The classification of simple finite groups is two orders of magnitude bigger: the effort involved about 100 humans, the original proof is scattered among 20,000 pages of papers, the largest (Aschbacher and Smith 2004a,b) taking up two volumes totaling some 1,200 pages. While everybody capable of rendering meaningful judgment considers the proof to be complete and correct, it must be somewhat worrisome at the 10-64 level that there are no more than a couple of hundred such people, and most of them have something of a vested interest in that they themselves contributed to the proof. Let us suppose that people who are convinced that the classification is bug-free are offered the following bet by some superior intelligence that knows the answer. You must enter a room with as many people you can convince to come with you and push a button: if the classification is bug-free you will each receive $100, if not, all of you will immediately die. Perhaps fools rush in where angels fear to tread, but on the whole we still wouldn’t expect too many takers.
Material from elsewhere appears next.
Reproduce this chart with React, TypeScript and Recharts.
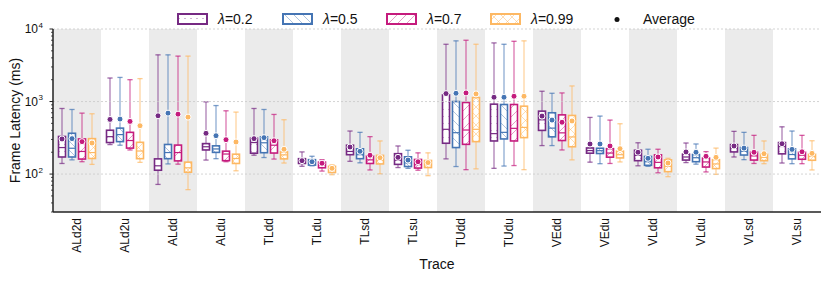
import { ComposedChart, Bar, XAxis, YAxis, ReferenceArea, ReferenceLine, Label } from 'recharts'

const traces = ['ALd2d', 'ALd2u', 'ALdd', 'ALdu', 'TLdd', 'TLdu', 'TLsd', 'TLsu', 'TUdd', 'TUdu', 'VEdd', 'VEdu', 'VLdd', 'VLdu', 'VLsd', 'VLsu']
const lambdas = ['0.2', '0.5', '0.7', '0.99']
const colors = ['#762a83', '#4575b4', '#c51b7d', '#fdb863']

// per trace: [whisker low, q1, median, q3, whisker high, mean]
const lambda02 = [
	[140, 172, 232, 330, 802, 305], [255, 272, 328, 402, 2110, 567], [72, 113, 130, 162, 4400, 636], [156, 215, 238, 263, 990, 365],
	[182, 194, 272, 312, 802, 308], [128, 140, 150, 163, 202, 153], [150, 185, 205, 250, 392, 236], [123, 136, 155, 191, 244, 170],
	[162, 266, 414, 1234, 6160, 1287], [120, 286, 361, 920, 6430, 1146], [247, 400, 560, 737, 1386, 630], [146, 194, 211, 229, 604, 260],
	[130, 153, 181, 213, 270, 200], [144, 156, 172, 188, 268, 202], [172, 202, 228, 255, 388, 244], [142, 190, 240, 272, 448, 262],
]
const lambda05 = [
	[157, 172, 227, 365, 777, 308], [250, 280, 350, 430, 2150, 573], [138, 163, 198, 256, 4400, 692], [163, 199, 222, 245, 880, 338],
	[169, 197, 270, 326, 777, 318], [130, 133, 143, 158, 176, 148], [143, 163, 185, 223, 376, 206], [120, 127, 143, 173, 213, 156],
	[127, 232, 372, 1000, 6860, 1300], [129, 305, 376, 910, 6160, 1146], [247, 326, 430, 700, 1300, 555], [139, 192, 210, 227, 630, 260],
	[128, 132, 148, 175, 220, 165], [137, 148, 168, 186, 260, 200], [158, 183, 206, 232, 376, 228], [139, 162, 186, 223, 392, 219],
]
const lambda07 = [
	[148, 161, 205, 305, 692, 280], [215, 228, 290, 376, 2000, 532], [137, 152, 198, 251, 4230, 670], [148, 153, 189, 207, 745, 298],
	[161, 195, 250, 296, 664, 288], [110, 122, 133, 146, 158, 141], [114, 140, 157, 177, 328, 182], [113, 121, 135, 159, 196, 148],
	[115, 257, 405, 970, 7000, 1314], [131, 286, 427, 910, 6770, 1183], [215, 290, 370, 655, 1314, 518], [140, 171, 195, 224, 555, 244],
	[104, 122, 145, 184, 220, 172], [107, 125, 147, 166, 204, 176], [140, 156, 178, 200, 342, 200], [139, 160, 182, 200, 342, 203],
]
const lambda099 = [
	[136, 164, 198, 308, 678, 268], [145, 163, 208, 274, 2070, 464], [61, 106, 122, 146, 4230, 610], [111, 140, 164, 188, 715, 277],
	[142, 162, 184, 202, 561, 220], [98, 105, 114, 128, 134, 120], [101, 138, 155, 181, 286, 168], [95, 123, 135, 154, 196, 144],
	[118, 280, 414, 1134, 6160, 1274], [115, 318, 440, 863, 6860, 1183], [157, 238, 325, 643, 1640, 540], [147, 167, 185, 207, 494, 224],
	[92, 108, 128, 157, 165, 142], [99, 119, 138, 158, 228, 170], [139, 153, 170, 188, 286, 191], [114, 155, 175, 188, 288, 193],
]
const series = [lambda02, lambda05, lambda07, lambda099]

const yTicks = [30, 40, 50, 60, 70, 80, 90, 100, 200, 300, 400, 500, 600, 700, 800, 900, 1000, 2000, 3000, 4000, 5000, 6000, 7000, 8000, 9000, 10000]
const majorTicks = [100, 1000, 10000]

const data = traces.map((trace, i) => ({
	trace,
	s0: series[0][i],
	s1: series[1][i],
	s2: series[2][i],
	s3: series[3][i],
}))

const FONT = '"Liberation Sans", Arial, Helvetica, sans-serif'

const BoxShape = (props: any) => {
	const { x, y, width, height, payload, idx } = props
	const [lo, q1, med, q3, hi, mean] = payload[`s${idx}`]
	const bottom = y + height
	// log scale: positions between the whisker ends are linear in log(value)
	const ly = (v: number) => bottom - (Math.log(v / lo) / Math.log(hi / lo)) * height
	const cx = x + width / 2
	const c = colors[idx]
	const bx = x + 0.5
	const bw = width - 1
	return (
		<g>
			<line x1={cx} x2={cx} y1={ly(hi)} y2={ly(q3)} stroke={c} strokeOpacity={0.6} strokeWidth={1.3} />
			<line x1={cx} x2={cx} y1={ly(q1)} y2={ly(lo)} stroke={c} strokeOpacity={0.6} strokeWidth={1.3} />
			<line x1={cx - 2.6} x2={cx + 2.6} y1={ly(hi)} y2={ly(hi)} stroke={c} strokeOpacity={0.7} strokeWidth={1.3} />
			<line x1={cx - 2.6} x2={cx + 2.6} y1={ly(lo)} y2={ly(lo)} stroke={c} strokeOpacity={0.7} strokeWidth={1.3} />
			<rect x={bx} y={ly(q3)} width={bw} height={ly(q1) - ly(q3)} fill="#fff" />
			<rect x={bx} y={ly(q3)} width={bw} height={ly(q1) - ly(q3)} fill={`url(#hatch${idx})`} stroke={c} strokeWidth={1.6} />
			<line x1={bx} x2={bx + bw} y1={ly(med)} y2={ly(med)} stroke={c} strokeWidth={1.2} />
			<circle cx={cx} cy={ly(mean)} r={3} fill={c} stroke="#fff" strokeWidth={1} />
		</g>
	)
}

const YTick = (props: any) => {
	const { x, y, payload } = props
	const v = payload.value
	const major = majorTicks.includes(v)
	return (
		<g>
			<line x1={x - (major ? 3.5 : 2)} x2={x} y1={y} y2={y} stroke="#222" strokeWidth={major ? 1 : 0.8} />
			{major && (
				<text x={x - 15} y={y + 4} textAnchor="end" fontSize={12} fontFamily={FONT} fill="#111">
					10
				</text>
			)}
			{major && (
				<text x={x - 14.5} y={y - 1.5} textAnchor="start" fontSize={8} fontFamily={FONT} fill="#111">
					{String(Math.round(Math.log10(v)))}
				</text>
			)}
		</g>
	)
}

const XTick = (props: any) => {
	const { x, y, payload } = props
	const px = x + 4.3
	const py = y + 6
	return (
		<text x={px} y={py} textAnchor="end" fontSize={12} fontFamily={FONT} fill="#111" transform={`rotate(-90, ${px}, ${py})`}>
			{payload.value}
		</text>
	)
}

const Patterns = () => (
	<defs>
		<pattern id="hatch0" patternUnits="userSpaceOnUse" width={6} height={7}>
			<rect x={2.5} y={3} width={1} height={1} fill={colors[0]} fillOpacity={0.7} />
		</pattern>
		<pattern id="hatch1" patternUnits="userSpaceOnUse" width={9} height={9}>
			<path d="M0,0 L9,9 M-3,6 L3,12 M6,-3 L12,3" stroke={colors[1]} strokeOpacity={0.55} strokeWidth={0.8} />
		</pattern>
		<pattern id="hatch2" patternUnits="userSpaceOnUse" width={9} height={9}>
			<path d="M0,9 L9,0 M-3,3 L3,-3 M6,12 L12,6" stroke={colors[2]} strokeOpacity={0.55} strokeWidth={0.8} />
		</pattern>
		<pattern id="hatch3" patternUnits="userSpaceOnUse" width={9} height={9}>
			<path d="M0,0 L9,9 M-3,6 L3,12 M6,-3 L12,3 M0,9 L9,0 M-3,3 L3,-3 M6,12 L12,6" stroke={colors[3]} strokeOpacity={0.6} strokeWidth={0.8} />
		</pattern>
	</defs>
)

const legendX = [170, 275, 379, 483]

const LegendOverlay = () => (
	<svg width={822} height={30} style={{ position: 'absolute', left: 0, top: 0, pointerEvents: 'none' }}>
		<Patterns />
		{lambdas.map((l, i) => (
			<g key={l}>
				<rect x={legendX[i]} y={6} width={29} height={10} fill={`url(#hatch${i})`} stroke={colors[i]} strokeWidth={2} />
				<text x={legendX[i] + 40} y={16} fontSize={14} fontFamily={FONT} fill="#111">
					<tspan fontStyle="italic">λ</tspan>={l}
				</text>
			</g>
		))}
		<circle cx={609} cy={11.5} r={2.5} fill="#111" />
		<text x={635} y={16} fontSize={14} fontFamily={FONT} fill="#111">
			Average
		</text>
	</svg>
)

export default function App() {
	return (
		<div style={{ position: 'relative', width: 822, height: 273 }}>
			<ComposedChart width={822} height={273} data={data} margin={{ top: 21, right: 9, bottom: 0, left: 0 }} barSize={8} barGap={2}>
				{traces
					.filter((_, i) => i % 2 === 0)
					.map((t) => (
						<ReferenceArea key={t} x1={t} x2={t} fill="#ebebeb" fillOpacity={1} stroke="none" />
					))}
				{majorTicks.map((v) => (
					<ReferenceLine key={v} y={v} stroke="#c8c8c8" strokeDasharray="2 2" strokeWidth={0.8} />
				))}
				<XAxis
					dataKey="trace"
					type="category"
					height={69}
					interval={0}
					tickLine={false}
					tickSize={0}
					tickMargin={0}
					tick={<XTick />}
					axisLine={{ stroke: '#222', strokeWidth: 1.5 }}
				>
					<Label
						content={(p: any) => (
							<text x={p.viewBox.x + p.viewBox.width / 2} y={p.viewBox.y + 57} textAnchor="middle" fontSize={14} fontFamily={FONT} fill="#111">
								Trace
							</text>
						)}
					/>
				</XAxis>
				<YAxis
					type="number"
					scale="log"
					domain={[30, 10000]}
					allowDataOverflow
					ticks={yTicks}
					interval={0}
					width={45}
					tickLine={false}
					tickSize={0}
					tickMargin={0}
					tick={<YTick />}
					axisLine={{ stroke: '#222', strokeWidth: 1.5 }}
				>
					<Label
						content={(p: any) => {
							const cy = p.viewBox.y + p.viewBox.height / 2
							return (
								<text x={12} y={cy} textAnchor="middle" fontSize={14} fontFamily={FONT} fill="#111" transform={`rotate(-90, 12, ${cy})`}>
									Frame Latency (ms)
								</text>
							)
						}}
					/>
				</YAxis>
				{[0, 1, 2, 3].map((i) => (
					<Bar
						key={i}
						dataKey={(d: any) => [d[`s${i}`][0], d[`s${i}`][4]]}
						name={`λ=${lambdas[i]}`}
						fill={colors[i]}
						isAnimationActive={false}
						shape={(p: any) => <BoxShape {...p} idx={i} />}
					/>
				))}
			</ComposedChart>
			<LegendOverlay />
		</div>
	)
}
Whether the classification of finite simple groups is complete and correct is very hard to say – the planned second generation proof will still be 5,000 pages, and mechanized proof is not yet in sight. But this is not to say that gaining mathematical knowledge of the required degree of reliability is hopeless, it’s just that instead of monumental chains of abstract reasoning we need to retreat to considerably simpler ones. Take, for example, the first Sylow Theorem, that if the order of a finite group G is divisible by some prime power pn, G will have a subgroup H of this order. We are absolutely certain about this. Argumentum ad verecundiam of course is still available, but it is not needed: anybody can join the hive-mind by studying the proof. The Coq verification contains 350 lines, 15 definitions, 90 theorems, and took 2 people 2 weeks to produce. The number of people capable of rendering meaningful judgment is at least three orders of magnitude larger, and the vast majority of those who know the proof would consider betting their lives on the truth of this theorem an easy way of winning $100 with no downside risk.

Further remarks

Not only do we have to prove that the planned AGI will be friendly, the proof itself has to be short enough to be verifiable by humans. Consider, for example, the fundamental theorem of algebra. Could it be the case that we, humans, are all deluded into thinking that an n-th degree polynomial will have n roots? Yes, but this is unlikely in the extreme. If this so-called theorem is really a trap laid by a superior intelligence we are doomed anyway, humanity can find its way around it no more than a bee can find its way around the windowpane. Now consider the four-color theorem, which is still outside the human-verifiable range. It is fair to say that it would be unwise to create AIs whose friendliness critically depends on design limits implied by the truth of this theorem, while AIs whose friendliness is guaranteed by the fundamental theorem of algebra represent a tolerable level of risk.

Recently, Goertzel and Pitt (2012) have laid out a plan to endow AGI with morality by means of carefully controlled machine learning. Much as we are in agreement with their goals, we remain skeptical about their plan meeting the plain failure engineering criteria laid out above.